Copy the data that follows exactly. Include no pictures.
*****
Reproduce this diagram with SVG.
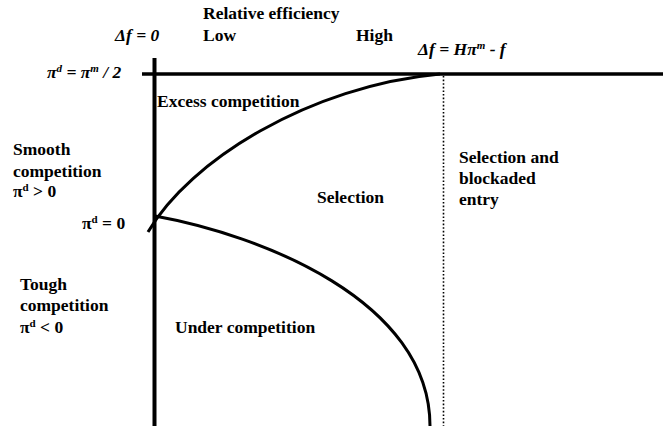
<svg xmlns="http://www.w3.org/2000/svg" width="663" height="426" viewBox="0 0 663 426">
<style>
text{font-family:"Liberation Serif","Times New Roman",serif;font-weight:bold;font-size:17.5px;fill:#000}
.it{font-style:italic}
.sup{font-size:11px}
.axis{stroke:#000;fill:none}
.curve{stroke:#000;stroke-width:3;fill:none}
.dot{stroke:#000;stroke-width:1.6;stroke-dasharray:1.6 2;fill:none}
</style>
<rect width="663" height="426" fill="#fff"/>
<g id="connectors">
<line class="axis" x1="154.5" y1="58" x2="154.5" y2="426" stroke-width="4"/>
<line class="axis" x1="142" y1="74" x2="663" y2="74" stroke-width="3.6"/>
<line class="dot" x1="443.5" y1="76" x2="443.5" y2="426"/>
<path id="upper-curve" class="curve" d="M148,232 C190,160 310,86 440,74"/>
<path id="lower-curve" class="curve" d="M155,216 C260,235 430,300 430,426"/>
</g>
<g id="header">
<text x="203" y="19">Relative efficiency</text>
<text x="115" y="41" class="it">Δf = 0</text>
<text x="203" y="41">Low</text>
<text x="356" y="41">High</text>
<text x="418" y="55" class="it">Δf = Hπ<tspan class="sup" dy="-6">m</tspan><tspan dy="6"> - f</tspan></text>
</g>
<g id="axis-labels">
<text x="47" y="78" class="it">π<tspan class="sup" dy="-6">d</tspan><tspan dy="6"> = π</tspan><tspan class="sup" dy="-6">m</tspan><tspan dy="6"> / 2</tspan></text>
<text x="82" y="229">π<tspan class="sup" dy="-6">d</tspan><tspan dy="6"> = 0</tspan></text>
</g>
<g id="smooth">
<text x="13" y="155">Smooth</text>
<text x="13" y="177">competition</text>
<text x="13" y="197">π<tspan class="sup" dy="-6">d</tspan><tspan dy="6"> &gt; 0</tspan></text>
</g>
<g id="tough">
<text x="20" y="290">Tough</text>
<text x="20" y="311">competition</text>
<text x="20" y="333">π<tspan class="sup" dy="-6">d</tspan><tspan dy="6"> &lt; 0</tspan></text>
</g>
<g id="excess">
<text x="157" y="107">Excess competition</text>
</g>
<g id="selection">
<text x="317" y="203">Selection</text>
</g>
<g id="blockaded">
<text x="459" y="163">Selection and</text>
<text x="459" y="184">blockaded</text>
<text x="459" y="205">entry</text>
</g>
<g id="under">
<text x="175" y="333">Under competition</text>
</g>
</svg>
*****
§ Result
Reproduce this diagram with SVG.
<svg xmlns="http://www.w3.org/2000/svg" width="663" height="426" viewBox="0 0 663 426">
<style>
text{font-family:"Liberation Serif","Times New Roman",serif;font-weight:bold;font-size:17.5px;fill:#000}
.it{font-style:italic}
.sup{font-size:11px}
.axis{stroke:#000;fill:none}
.curve{stroke:#000;stroke-width:3;fill:none}
.dot{stroke:#000;stroke-width:1.6;stroke-dasharray:1.6 2;fill:none}
</style>
<rect width="663" height="426" fill="#fff"/>
<g id="connectors">
<line class="axis" x1="154.5" y1="58" x2="154.5" y2="426" stroke-width="4"/>
<line class="axis" x1="142" y1="74" x2="663" y2="74" stroke-width="3.6"/>
<line class="dot" x1="443.5" y1="76" x2="443.5" y2="426"/>
<path id="upper-curve" class="curve" d="M148,232 C190,160 310,86 440,74"/>
<path id="lower-curve" class="curve" d="M155,216 C260,235 430,300 430,426"/>
</g>
<g id="header">
<text x="203" y="19">Relative efficiency</text>
<text x="115" y="41" class="it">Δf = 0</text>
<text x="203" y="41">Low</text>
<text x="356" y="41">High</text>
<text x="418" y="55" class="it">Δf = Hπ<tspan class="sup" dy="-6">m</tspan><tspan dy="6"> - f</tspan></text>
</g>
<g id="axis-labels">
<text x="47" y="78" class="it">π<tspan class="sup" dy="-6">d</tspan><tspan dy="6"> = π</tspan><tspan class="sup" dy="-6">m</tspan><tspan dy="6"> / 2</tspan></text>
<text x="82" y="229">π<tspan class="sup" dy="-6">d</tspan><tspan dy="6"> = 0</tspan></text>
</g>
<g id="smooth">
<text x="13" y="155">Smooth</text>
<text x="13" y="177">competition</text>
<text x="13" y="197">π<tspan class="sup" dy="-6">d</tspan><tspan dy="6"> &gt; 0</tspan></text>
</g>
<g id="tough">
<text x="20" y="290">Tough</text>
<text x="20" y="311">competition</text>
<text x="20" y="333">π<tspan class="sup" dy="-6">d</tspan><tspan dy="6"> &lt; 0</tspan></text>
</g>
<g id="excess">
<text x="157" y="107">Excess competition</text>
</g>
<g id="selection">
<text x="317" y="203">Selection</text>
</g>
<g id="blockaded">
<text x="459" y="163">Selection and</text>
<text x="459" y="184">blockaded</text>
<text x="459" y="205">entry</text>
</g>
<g id="under">
<text x="175" y="333">Under competition</text>
</g>
</svg>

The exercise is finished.